As the Contracting Officer, you must inform interested parties who may be affected by the termination. When the contractor is a small business, you need to consult with your small business specialist before proceeding with the termination. Generally speaking, make the same distribution of the termination notice as was made of the contract. A copy should also be furnished to the contractor's surety, if any. In addition, you should notify the Defense Accounting and Finance Service (DFAS) to withhold further payments under the terminated contract, pending further advice.

Conference with the Contractor and Amending the Termination for Cause Notice

The Contracting Officer should conduct a conference only when it will facilitate the termination process. A meeting may also be scheduled with the contractor to discuss the pending termination. As a result of the meeting, the contract may be amended to correct minor mistakes in the notice; add supplemental data or instructions; or rescind the notice entirely if it is determined that the items terminated had been completed or shipped before the contractor's receipt of the notice. With the written agreement of the contractor the Contracting Officer may reinstate the terminated portion of a contract, in whole or part, by amending the notice of termination. If a reinstatement of a portion of the terminated contract is appropriate, the reinstatement must be based on a written determination that circumstances clearly indicate a requirement for the terminated items; and reinstatement is advantageous to the Government.

Repurchasing the Items

Termination guidelines for both commercial and non-commercial item contracts under simplified acquisition proceduresstate that the Government is not liable to the contractor for any amount. The contractor, however, is liable to the Government for any and all rights and remedies provided by law. When the supplies or services are still required after termination, the Government’s preferred remedy is to acquire the same or similar supplies/services from another source and charge the defaulted contractor with any excess reprocurement costs.
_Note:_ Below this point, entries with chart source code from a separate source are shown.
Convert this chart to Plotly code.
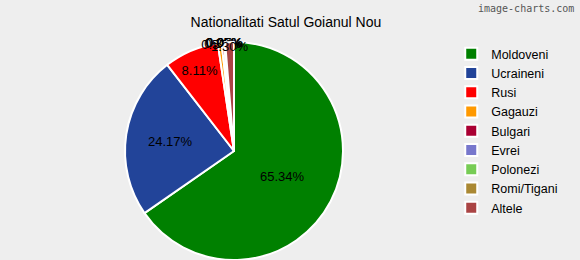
import plotly.graph_objects as go

labels = ["Moldoveni", "Ucraineni", "Rusi", "Gagauzi", "Bulgari", "Evrei", "Polonezi", "Romi/Tigani", "Altele"]
values = [65.34, 24.17, 8.11, 0.55, 0.36, 0.05, 0.05, 0.07, 1.30]
colors = ["#008000", "#224499", "#FF0000", "#FF9900", "#AA0033", "#7777CC", "#77CC55", "#AA8833", "#AA4444"]

fig = go.Figure(go.Pie(
    labels=labels, values=values, sort=False, direction="clockwise", rotation=0,
    marker=dict(colors=colors, line=dict(color="white", width=2)),
    texttemplate="%{percent:.2%}", textposition="inside",
    insidetextorientation="horizontal",
    textfont=dict(family="Liberation Sans, Arial", size=13, color="black"),
    domain=dict(x=[125/580, 343/580], y=[0/260, 218/260]),
    hoverinfo="label+percent",
))
fig.update_layout(
    width=580, height=260,
    margin=dict(l=0, r=0, t=0, b=0),
    paper_bgcolor="#EEEEEE", plot_bgcolor="#EEEEEE",
    font=dict(family="Liberation Sans, Arial", size=13, color="black"),
    title=dict(text="Nationalitati Satul Goianul Nou", x=0.493, xanchor="center", y=0.915, yanchor="middle",
               font=dict(size=14, color="black")),
    uniformtext=dict(minsize=13, mode="show"),
    legend=dict(x=0.778, y=0.85, xanchor="left", yanchor="top", font=dict(size=12.5),
                tracegroupgap=0, itemwidth=30, bgcolor="rgba(0,0,0,0)"),
    annotations=[dict(text="image-charts.com", x=1, y=1, xref="paper", yref="paper", xanchor="right", yanchor="top",
                      showarrow=False, font=dict(family="DejaVu Sans Mono", size=10, color="#555555"), xshift=-4, yshift=-1)],
)
fig.write_html("out.html")
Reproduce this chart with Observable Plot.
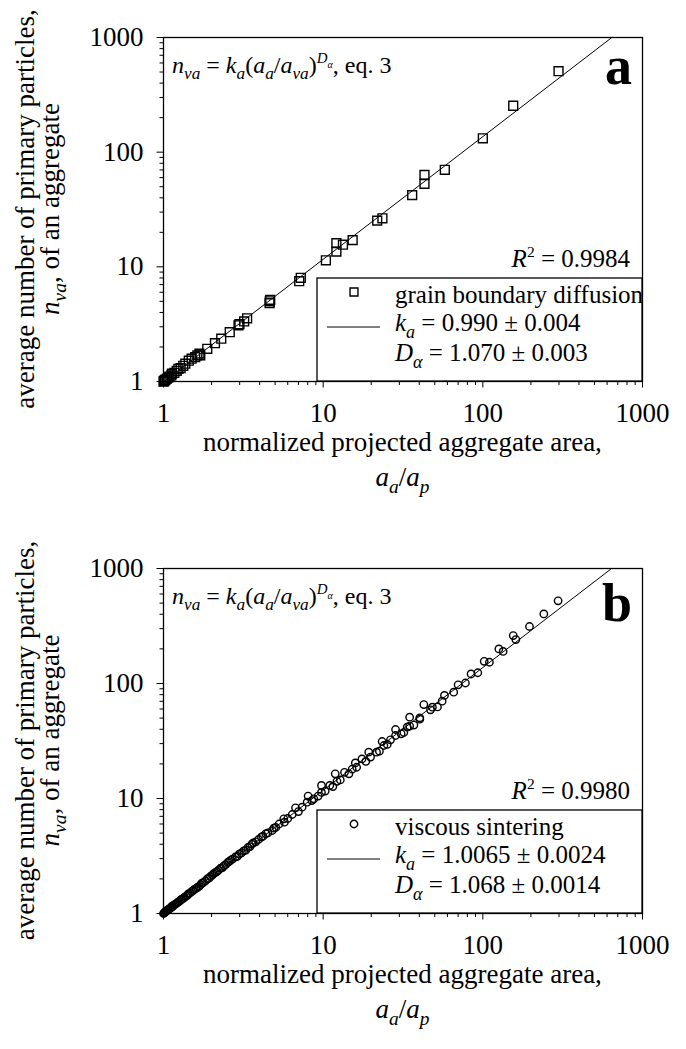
<!DOCTYPE html>
<html><head><meta charset="utf-8">
<script src="https://cdn.jsdelivr.net/npm/d3@7"></script>
<script src="https://cdn.jsdelivr.net/npm/@observablehq/plot@0.6"></script>
<style>body{margin:0;background:#fff;} svg{display:block}</style>
</head><body><div id="chart"></div>
<script>
// ---------- data ----------
const tickValues = [1, 10, 100, 1000];
const tickLabels = ["1", "10", "100", "1000"];

// panel a: grain boundary diffusion (squares)
const aX = [1.00,1.01,1.02,1.03,1.05,1.07,1.09,1.12,1.13,1.17,1.21,1.24,1.28,1.33,1.37,1.44,1.50,1.58,1.63,1.68,1.70,1.88,2.10,2.30,2.60,2.95,2.99,3.20,3.34,4.62,4.63,4.66,7.08,7.24,10.4,12.1,12.1,13.3,15.3,21.8,23.5,36.1,43.1,43.1,57.8,100,155,298];
const aY = [1.00,1.01,1.03,1.04,1.06,1.08,1.10,1.13,1.17,1.19,1.24,1.29,1.31,1.37,1.43,1.52,1.58,1.63,1.69,1.75,1.69,1.93,2.16,2.36,2.69,3.09,3.16,3.34,3.56,4.82,5.00,5.16,7.50,8.02,11.4,13.6,16.1,15.6,17.1,25.3,26.5,42.2,52.9,63.4,70.2,132,254,508];

// panel b: viscous sintering (circles)
const bX = [1.00,1.01,1.02,1.03,1.04,1.05,1.06,1.07,1.08,1.09,1.10,1.12,1.13,1.14,1.16,1.18,1.20,1.22,1.24,1.26,1.28,1.30,1.33,1.35,1.38,1.41,1.43,1.46,1.50,1.53,1.56,1.60,1.63,1.67,1.71,1.74,1.78,1.83,1.88,1.93,1.97,2.02,2.06,2.11,2.16,2.21,2.28,2.34,2.39,2.45,2.53,2.57,2.63,2.70,2.82,2.90,2.98,3.08,3.18,3.28,3.38,3.48,3.57,3.65,3.78,3.94,4.10,4.20,4.37,4.50,4.80,4.91,5.05,5.30,5.67,5.72,6.00,6.40,6.71,7.00,7.38,7.94,8.05,8.50,8.74,9.30,9.76,9.76,10.3,11.0,11.5,12.2,11.9,12.8,13.6,14.5,15.2,15.9,16.2,17.5,18.5,19.3,19.8,21.6,22.5,23.4,24.0,25.2,26.4,28.4,30.8,28.4,32.0,33.6,34.8,34.8,37.0,40.3,40.3,42.7,47.0,48.3,52.0,55.6,57.5,65.7,70.0,77.8,84.4,93.0,102,110,126,134,155,161,196,241,296];
const bY = [1.00,1.01,1.02,1.04,1.05,1.06,1.07,1.08,1.09,1.10,1.11,1.13,1.16,1.15,1.18,1.20,1.22,1.24,1.26,1.28,1.31,1.33,1.35,1.38,1.41,1.44,1.48,1.50,1.55,1.58,1.62,1.65,1.69,1.72,1.78,1.84,1.86,1.92,2.00,2.03,2.10,2.16,2.22,2.27,2.31,2.38,2.48,2.51,2.60,2.66,2.78,2.83,2.90,2.97,3.10,3.13,3.28,3.36,3.50,3.55,3.75,3.82,4.00,4.11,4.20,4.40,4.62,4.70,4.93,5.02,5.27,5.52,5.60,6.00,6.66,6.22,6.70,7.26,8.30,7.70,8.41,9.29,10.5,9.60,9.94,10.5,11.3,13.0,11.6,13.0,12.7,14.1,16.4,14.5,16.9,16.4,18.0,20.4,18.7,22.1,21.0,25.3,22.9,25.3,25.8,31.3,28.9,29.5,32.4,39.8,36.5,35.3,37.5,41.7,42.6,51.0,43.5,50.3,49.0,65.6,59.0,62.2,62.5,70.2,78.7,84.0,97.3,101,121,124,156,153,200,190,261,241,313,403,524];

const panels = [
  {letter: "a", xs: aX, ys: aY, symbol: "square", r: 5, k: 0.990, D: 1.070,
   series: "grain boundary diffusion", kText: "0.990 ± 0.004", dText: "1.070 ± 0.003", r2: "0.9984",
   height: 531, marginBottom: 150, letterDy: 47},
  {letter: "b", xs: bX, ys: bY, symbol: "circle", r: 3.7, k: 1.0065, D: 1.068,
   series: "viscous sintering", kText: "1.0065 ± 0.0024", dText: "1.068 ± 0.0014", r2: "0.9980",
   height: 518, marginBottom: 136, letterDy: 53}
];

// ---------- drawing ----------
const NS = "http://www.w3.org/2000/svg";
const FONT = "Liberation Serif";
const minorTicks = [1, 10, 100].flatMap(e => [2,3,4,5,6,7,8,9].map(m => m * e));

function addText(parent, x, y, parts, {size = 25, anchor = "start", rotate = null, weight = null} = {}) {
  const t = document.createElementNS(NS, "text");
  t.setAttribute("x", x); t.setAttribute("y", y);
  t.setAttribute("font-family", FONT); t.setAttribute("font-size", size);
  t.setAttribute("text-anchor", anchor); t.setAttribute("fill", "black");
  t.style.whiteSpace = "pre";
  if (weight) t.setAttribute("font-weight", weight);
  if (rotate != null) t.setAttribute("transform", `rotate(${rotate} ${x} ${y})`);
  let cur = 0;
  for (const [txt, st = ""] of parts) {
    let level = 0, fs = 1;
    if (st.includes("s") && st.includes("S")) { level = -0.2 * size; fs = 0.42; }
    else if (st.includes("s")) { level = 0.26 * size; fs = 0.72; }
    else if (st.includes("S")) { level = -0.42 * size; fs = 0.62; }
    const ts = document.createElementNS(NS, "tspan");
    ts.setAttribute("dy", (level - cur).toFixed(2)); cur = level;
    ts.setAttribute("font-size", (size * fs).toFixed(2));
    if (st.includes("i")) ts.setAttribute("font-style", "italic");
    ts.textContent = txt;
    t.appendChild(ts);
  }
  parent.appendChild(t);
  return t;
}

function panel(o) {
  const W = 686, L = 163, R = 44, T = 37;
  const H = o.height, B = o.height - o.marginBottom;
  const data = o.xs.map((x, i) => ({x, y: o.ys[i]}));
  const x0 = Math.max(1, (1 / o.k) ** (1 / o.D)), x1 = Math.min(1000, (1000 / o.k) ** (1 / o.D));
  const fitLine = [x0, x1].map(x => ({x, y: o.k * x ** o.D}));
  const svg = Plot.plot({
    width: W, height: H, marginLeft: L, marginRight: R, marginTop: T, marginBottom: o.marginBottom,
    style: {fontFamily: FONT, fontSize: "27px", color: "black", background: "white", overflow: "visible"},
    x: {type: "log", domain: [1, 1000]},
    y: {type: "log", domain: [1, 1000]},
    marks: [
      Plot.axisX({ticks: minorTicks, tickSize: 4, tickFormat: () => "", label: null}),
      Plot.axisX({ticks: tickValues, tickSize: 6.5, tickPadding: 15, tickFormat: d => tickLabels[tickValues.indexOf(d)], label: null}),
      Plot.axisY({ticks: minorTicks, tickSize: 3.5, tickFormat: () => "", label: null}),
      Plot.axisY({ticks: tickValues, tickSize: 6.5, tickPadding: 13.5, tickFormat: d => tickLabels[tickValues.indexOf(d)], label: null}),
      Plot.line(fitLine, {x: "x", y: "y", stroke: "black", strokeWidth: 1}),
      Plot.dot(data, {x: "x", y: "y", symbol: o.symbol, r: o.r, stroke: "black", strokeWidth: 1.4, fill: "none"}),
      Plot.frame({stroke: "black", strokeWidth: 1.3})
    ]
  });
  const g = document.createElementNS(NS, "g");
  svg.appendChild(g);
  const right = W - R;
  // equation
  addText(g, L + 9, T + 36, [["n","i"],["va","is"],[" = "],["k","i"],["a","is"],["("],["a","i"],["a","is"],["/"],["a","i"],["va","is"],[")"],["D","iS"],["α","isS"],[", eq. 3"]], {size: 24});
  // panel letter
  addText(g, right - 10, T + o.letterDy, [[o.letter]], {size: 54, anchor: "end", weight: "bold"});
  // R^2
  addText(g, right - 12, B - 114, [["R","i"],["2","S"],[" = " + o.r2]], {size: 25, anchor: "end"});
  // legend box
  const box = document.createElementNS(NS, "rect");
  box.setAttribute("x", 317); box.setAttribute("y", B - 103);
  box.setAttribute("width", right - 317); box.setAttribute("height", 103);
  box.setAttribute("fill", "white"); box.setAttribute("stroke", "black"); box.setAttribute("stroke-width", 1.3);
  g.appendChild(box);
  const sym = document.createElementNS(NS, "path");
  sym.setAttribute("d", d3.symbol(o.symbol === "square" ? d3.symbolSquare : d3.symbolCircle, Math.PI * o.r * o.r * (o.symbol === "square" ? 0.8 : 1))());
  sym.setAttribute("transform", `translate(354,${B - 89})`);
  sym.setAttribute("fill", "none"); sym.setAttribute("stroke", "black"); sym.setAttribute("stroke-width", 1.4);
  g.appendChild(sym);
  const ln = document.createElementNS(NS, "line");
  ln.setAttribute("x1", 327); ln.setAttribute("x2", 380);
  ln.setAttribute("y1", B - 54); ln.setAttribute("y2", B - 54);
  ln.setAttribute("stroke", "black"); ln.setAttribute("stroke-width", 1);
  g.appendChild(ln);
  addText(g, 395, B - 78, [[o.series]], {size: 25});
  addText(g, 395, B - 50, [["k","i"],["a","is"],[" = " + o.kText]], {size: 25});
  addText(g, 395, B - 20, [["D","i"],["α","is"],[" = " + o.dText]], {size: 25});
  // axis titles
  const midY = (T + B) / 2, midX = (L + right) / 2;
  addText(g, 34, midY, [["average number of primary particles,"]], {size: 27, anchor: "middle", rotate: -90});
  addText(g, 59, midY, [["n","i"],["va","is"],[", of an aggregate"]], {size: 27, anchor: "middle", rotate: -90});
  addText(g, midX, B + 70, [["normalized projected aggregate area,"]], {size: 27, anchor: "middle"});
  addText(g, midX, B + 105, [["a","i"],["a","is"],["/"],["a","i"],["p","is"]], {size: 27, anchor: "middle"});
  return svg;
}

const root = document.getElementById("chart");
for (const p of panels) root.appendChild(panel(p));
</script>
</body></html>
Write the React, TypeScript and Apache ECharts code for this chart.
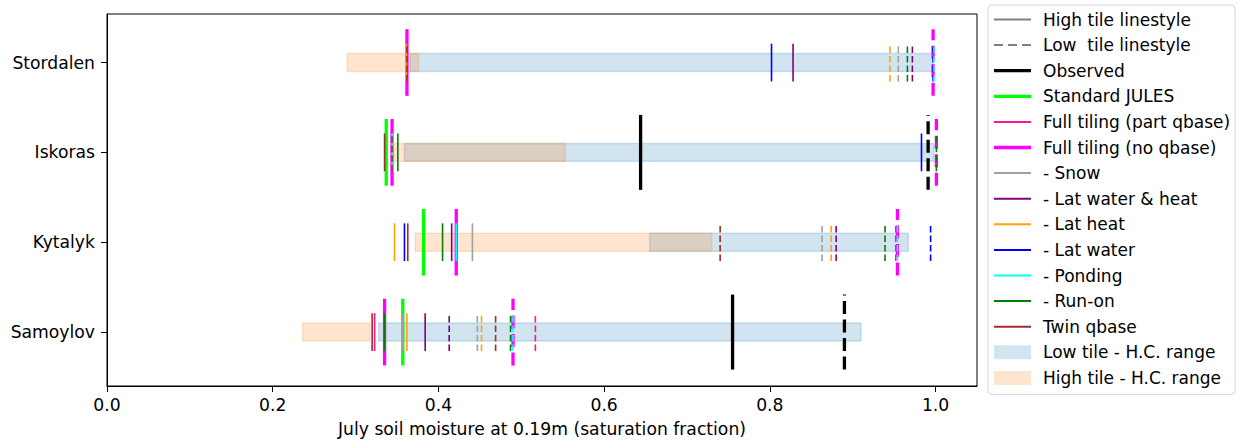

The contracting officer should:

  • Consider the "Repurchase Against Contractor' s Account" requirements of FAR 49.402-6;
  • Mitigate or reduce damages to the Government by promptly reprocuring at a fair and reasonable price; and
  • Compute excess reprocurement costs and incidental or consequential damages incurred because of the termination.

Reaching Agreement on the Amount Due

The contracting officer should strive to negotiate an agreement with the contractor on the amount of payment for supplies delivered/services rendered. In calculating the total amount owed to the contractor (if any) on a fixed-price termination, the following shoud be considered:

  • The contract price for completed supplies that have been delivered and accepted.
  • The price negotiated or set by the CO's final decision for manufacturing materials that have been delivered and accepted by the Government, and for any protection and preservation of the property.
  • Any deductions necessary to protect the Government against loss because of outstanding liens or claims of former lien holders.

In the event an agreement cannot be reached, the Contracting Officer will issue a final decision. This is a unilateral decision, also referred to as a “unilateral determination.” If the contractor disagrees with the decision, the contractor can initiate dispute proceedings as long as the contractor's settlement proposal was provided to the Government in a timely manner.